Copy every line that contains the string "this" from the entries below.

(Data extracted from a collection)
-- BEGIN --

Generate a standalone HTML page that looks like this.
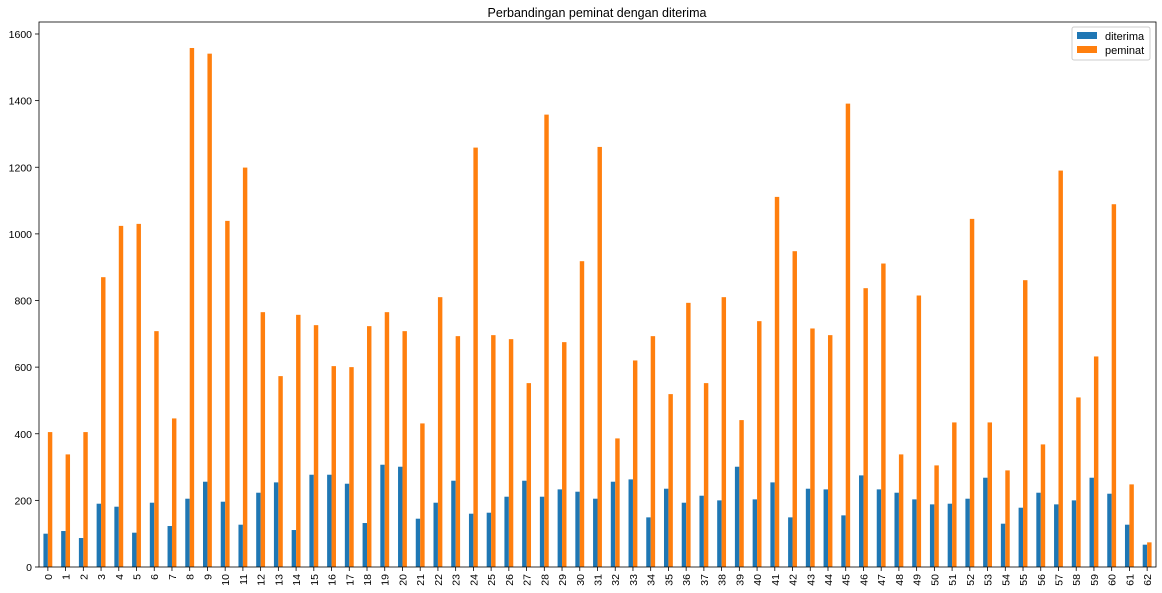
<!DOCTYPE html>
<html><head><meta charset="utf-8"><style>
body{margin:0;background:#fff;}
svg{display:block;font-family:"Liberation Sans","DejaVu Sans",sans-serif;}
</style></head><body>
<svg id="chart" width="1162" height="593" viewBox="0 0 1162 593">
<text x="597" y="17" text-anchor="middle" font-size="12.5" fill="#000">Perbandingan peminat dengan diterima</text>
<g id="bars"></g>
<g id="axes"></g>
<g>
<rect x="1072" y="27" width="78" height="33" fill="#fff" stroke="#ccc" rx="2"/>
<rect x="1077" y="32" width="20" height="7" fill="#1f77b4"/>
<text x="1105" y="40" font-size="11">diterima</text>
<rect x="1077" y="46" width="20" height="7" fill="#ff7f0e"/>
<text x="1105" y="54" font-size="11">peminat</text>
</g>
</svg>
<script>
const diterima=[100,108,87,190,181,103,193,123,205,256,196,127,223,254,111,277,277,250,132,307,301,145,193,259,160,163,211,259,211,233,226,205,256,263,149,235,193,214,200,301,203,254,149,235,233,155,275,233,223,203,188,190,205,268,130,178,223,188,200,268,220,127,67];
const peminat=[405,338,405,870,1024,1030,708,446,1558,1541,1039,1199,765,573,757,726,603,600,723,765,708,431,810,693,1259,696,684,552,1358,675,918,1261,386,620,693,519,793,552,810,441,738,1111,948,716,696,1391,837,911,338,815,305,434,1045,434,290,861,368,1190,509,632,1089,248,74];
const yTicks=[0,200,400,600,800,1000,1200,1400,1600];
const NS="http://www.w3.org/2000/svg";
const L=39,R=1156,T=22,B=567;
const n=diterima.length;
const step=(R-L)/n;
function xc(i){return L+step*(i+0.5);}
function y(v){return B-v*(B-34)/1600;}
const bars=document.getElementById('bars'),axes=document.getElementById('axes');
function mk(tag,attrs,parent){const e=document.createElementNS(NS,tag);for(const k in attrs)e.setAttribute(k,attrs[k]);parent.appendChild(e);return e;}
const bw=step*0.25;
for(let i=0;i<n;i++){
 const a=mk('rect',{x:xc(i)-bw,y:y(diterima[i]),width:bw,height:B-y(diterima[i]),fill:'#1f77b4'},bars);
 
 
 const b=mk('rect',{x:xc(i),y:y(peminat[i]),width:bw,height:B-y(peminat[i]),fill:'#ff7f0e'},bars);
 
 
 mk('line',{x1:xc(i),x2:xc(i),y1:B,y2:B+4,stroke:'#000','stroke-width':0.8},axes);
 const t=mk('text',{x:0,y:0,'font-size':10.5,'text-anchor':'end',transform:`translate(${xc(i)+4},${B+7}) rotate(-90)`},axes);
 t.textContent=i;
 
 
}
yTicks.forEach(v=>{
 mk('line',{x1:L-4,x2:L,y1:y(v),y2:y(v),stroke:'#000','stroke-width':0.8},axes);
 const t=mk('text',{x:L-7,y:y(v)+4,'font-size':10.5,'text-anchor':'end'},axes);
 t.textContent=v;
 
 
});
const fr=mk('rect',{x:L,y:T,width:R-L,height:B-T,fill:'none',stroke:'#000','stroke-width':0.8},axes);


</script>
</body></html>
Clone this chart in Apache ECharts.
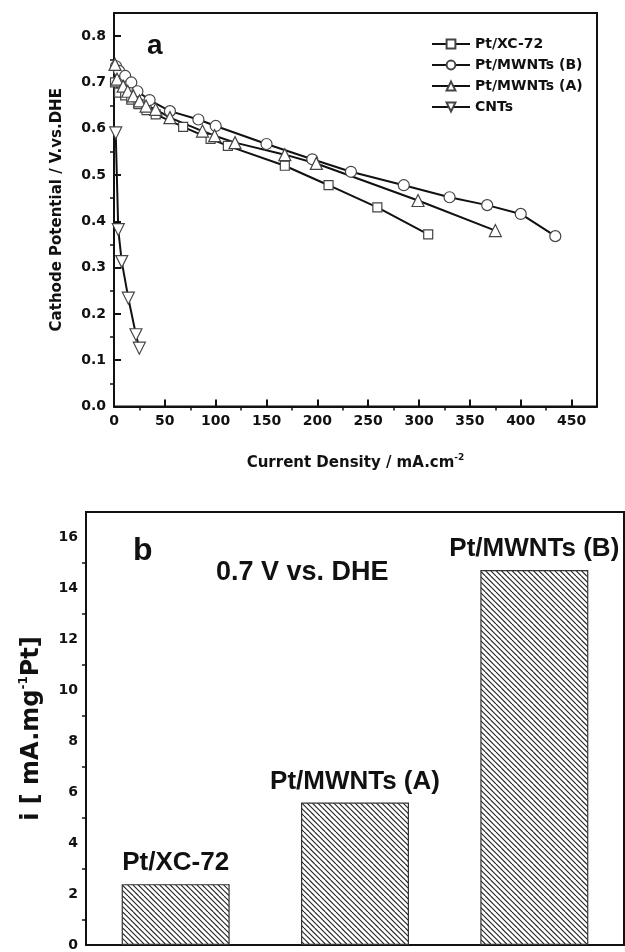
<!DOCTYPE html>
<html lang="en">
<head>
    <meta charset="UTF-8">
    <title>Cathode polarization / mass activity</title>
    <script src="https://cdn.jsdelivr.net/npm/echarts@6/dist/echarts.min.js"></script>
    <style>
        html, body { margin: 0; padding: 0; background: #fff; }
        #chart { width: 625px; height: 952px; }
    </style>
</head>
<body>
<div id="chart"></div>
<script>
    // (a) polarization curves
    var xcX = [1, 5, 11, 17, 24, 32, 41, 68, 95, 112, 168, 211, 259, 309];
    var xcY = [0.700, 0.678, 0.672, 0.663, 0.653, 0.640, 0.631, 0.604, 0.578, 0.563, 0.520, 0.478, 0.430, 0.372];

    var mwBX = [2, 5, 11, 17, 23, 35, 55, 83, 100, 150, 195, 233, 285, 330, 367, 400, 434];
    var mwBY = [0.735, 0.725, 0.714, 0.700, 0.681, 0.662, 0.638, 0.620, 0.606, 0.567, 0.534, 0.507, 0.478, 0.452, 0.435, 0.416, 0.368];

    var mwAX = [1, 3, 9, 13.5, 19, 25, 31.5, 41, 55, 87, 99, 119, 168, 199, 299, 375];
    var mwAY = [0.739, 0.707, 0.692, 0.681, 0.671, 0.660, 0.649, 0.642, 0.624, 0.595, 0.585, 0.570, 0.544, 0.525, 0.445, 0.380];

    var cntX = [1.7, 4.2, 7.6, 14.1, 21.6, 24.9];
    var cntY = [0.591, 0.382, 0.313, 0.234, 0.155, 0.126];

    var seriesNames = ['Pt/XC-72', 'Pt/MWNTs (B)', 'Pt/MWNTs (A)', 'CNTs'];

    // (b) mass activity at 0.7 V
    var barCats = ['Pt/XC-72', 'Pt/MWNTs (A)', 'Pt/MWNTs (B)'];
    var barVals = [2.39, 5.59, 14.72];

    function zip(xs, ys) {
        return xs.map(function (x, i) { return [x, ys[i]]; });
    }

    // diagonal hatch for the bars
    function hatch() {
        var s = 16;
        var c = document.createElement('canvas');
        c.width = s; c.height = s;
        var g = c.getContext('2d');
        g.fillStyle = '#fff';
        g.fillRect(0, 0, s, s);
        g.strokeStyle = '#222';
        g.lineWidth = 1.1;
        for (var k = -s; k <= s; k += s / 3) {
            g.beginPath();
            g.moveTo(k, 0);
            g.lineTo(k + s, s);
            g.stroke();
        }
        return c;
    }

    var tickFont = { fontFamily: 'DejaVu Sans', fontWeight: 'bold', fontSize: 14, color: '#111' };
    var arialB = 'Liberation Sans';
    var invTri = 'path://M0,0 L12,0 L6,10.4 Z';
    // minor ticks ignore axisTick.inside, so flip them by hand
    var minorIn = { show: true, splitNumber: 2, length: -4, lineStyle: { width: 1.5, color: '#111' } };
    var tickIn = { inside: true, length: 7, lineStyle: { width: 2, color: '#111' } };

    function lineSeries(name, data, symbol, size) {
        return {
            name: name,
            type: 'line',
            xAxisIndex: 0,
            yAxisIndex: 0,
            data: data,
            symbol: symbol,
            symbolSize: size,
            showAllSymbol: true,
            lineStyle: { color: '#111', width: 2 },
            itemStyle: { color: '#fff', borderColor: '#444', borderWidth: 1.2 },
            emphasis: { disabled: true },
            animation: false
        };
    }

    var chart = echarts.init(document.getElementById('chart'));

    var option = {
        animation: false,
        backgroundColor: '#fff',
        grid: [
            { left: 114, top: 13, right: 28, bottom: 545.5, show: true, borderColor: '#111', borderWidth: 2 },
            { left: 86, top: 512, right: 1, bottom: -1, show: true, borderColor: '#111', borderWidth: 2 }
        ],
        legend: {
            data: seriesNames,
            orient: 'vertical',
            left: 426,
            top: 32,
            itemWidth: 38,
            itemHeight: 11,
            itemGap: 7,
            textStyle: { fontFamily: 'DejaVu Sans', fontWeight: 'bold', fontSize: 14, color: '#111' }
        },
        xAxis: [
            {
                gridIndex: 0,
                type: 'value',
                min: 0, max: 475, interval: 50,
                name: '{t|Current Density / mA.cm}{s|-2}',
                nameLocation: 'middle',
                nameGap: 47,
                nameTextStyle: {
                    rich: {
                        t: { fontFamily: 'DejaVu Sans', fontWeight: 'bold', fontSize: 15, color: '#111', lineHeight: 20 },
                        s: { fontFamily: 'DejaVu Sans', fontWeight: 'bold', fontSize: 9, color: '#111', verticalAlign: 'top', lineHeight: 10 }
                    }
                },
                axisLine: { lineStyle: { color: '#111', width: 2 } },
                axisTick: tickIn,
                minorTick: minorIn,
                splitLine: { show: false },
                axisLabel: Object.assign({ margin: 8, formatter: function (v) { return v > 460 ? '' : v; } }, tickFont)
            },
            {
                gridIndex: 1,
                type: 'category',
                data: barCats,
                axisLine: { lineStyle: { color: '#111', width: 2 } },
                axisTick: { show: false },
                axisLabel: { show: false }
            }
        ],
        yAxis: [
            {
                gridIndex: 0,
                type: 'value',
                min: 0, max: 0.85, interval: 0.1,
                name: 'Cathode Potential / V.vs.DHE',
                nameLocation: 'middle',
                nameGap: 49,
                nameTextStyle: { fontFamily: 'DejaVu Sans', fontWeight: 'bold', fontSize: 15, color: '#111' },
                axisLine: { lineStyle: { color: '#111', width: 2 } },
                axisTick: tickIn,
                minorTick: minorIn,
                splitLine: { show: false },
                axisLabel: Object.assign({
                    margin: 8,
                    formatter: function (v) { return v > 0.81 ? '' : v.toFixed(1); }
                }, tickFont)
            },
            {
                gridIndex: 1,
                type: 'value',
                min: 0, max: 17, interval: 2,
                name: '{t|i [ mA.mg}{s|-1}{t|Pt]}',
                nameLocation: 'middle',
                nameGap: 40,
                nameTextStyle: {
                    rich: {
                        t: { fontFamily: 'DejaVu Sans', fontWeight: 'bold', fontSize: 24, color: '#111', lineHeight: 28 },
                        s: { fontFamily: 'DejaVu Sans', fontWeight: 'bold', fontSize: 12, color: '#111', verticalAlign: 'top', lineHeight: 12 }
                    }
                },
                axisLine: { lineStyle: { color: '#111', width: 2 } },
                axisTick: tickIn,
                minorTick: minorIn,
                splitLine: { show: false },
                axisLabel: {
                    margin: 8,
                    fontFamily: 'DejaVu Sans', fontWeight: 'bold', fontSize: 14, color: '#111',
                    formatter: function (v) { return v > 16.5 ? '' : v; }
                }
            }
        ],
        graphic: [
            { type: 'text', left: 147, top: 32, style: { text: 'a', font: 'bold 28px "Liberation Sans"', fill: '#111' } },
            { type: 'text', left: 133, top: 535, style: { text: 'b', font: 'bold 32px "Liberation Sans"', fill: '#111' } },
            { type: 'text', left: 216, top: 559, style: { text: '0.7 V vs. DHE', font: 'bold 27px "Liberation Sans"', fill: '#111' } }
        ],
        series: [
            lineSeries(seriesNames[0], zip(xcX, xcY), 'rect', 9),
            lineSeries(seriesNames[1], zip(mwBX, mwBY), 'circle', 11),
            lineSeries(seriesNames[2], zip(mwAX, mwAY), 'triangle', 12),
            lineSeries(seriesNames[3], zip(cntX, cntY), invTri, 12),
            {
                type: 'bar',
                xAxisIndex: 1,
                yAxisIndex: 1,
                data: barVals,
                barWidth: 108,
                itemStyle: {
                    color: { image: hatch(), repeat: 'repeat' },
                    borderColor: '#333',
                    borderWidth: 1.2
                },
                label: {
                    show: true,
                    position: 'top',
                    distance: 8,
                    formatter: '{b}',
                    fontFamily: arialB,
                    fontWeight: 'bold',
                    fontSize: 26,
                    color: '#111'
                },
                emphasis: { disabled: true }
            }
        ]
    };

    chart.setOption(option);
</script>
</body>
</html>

-- END --

#### [TASK SOLUTION]
Generate a standalone HTML page that looks like this.
Clone this chart in Apache ECharts.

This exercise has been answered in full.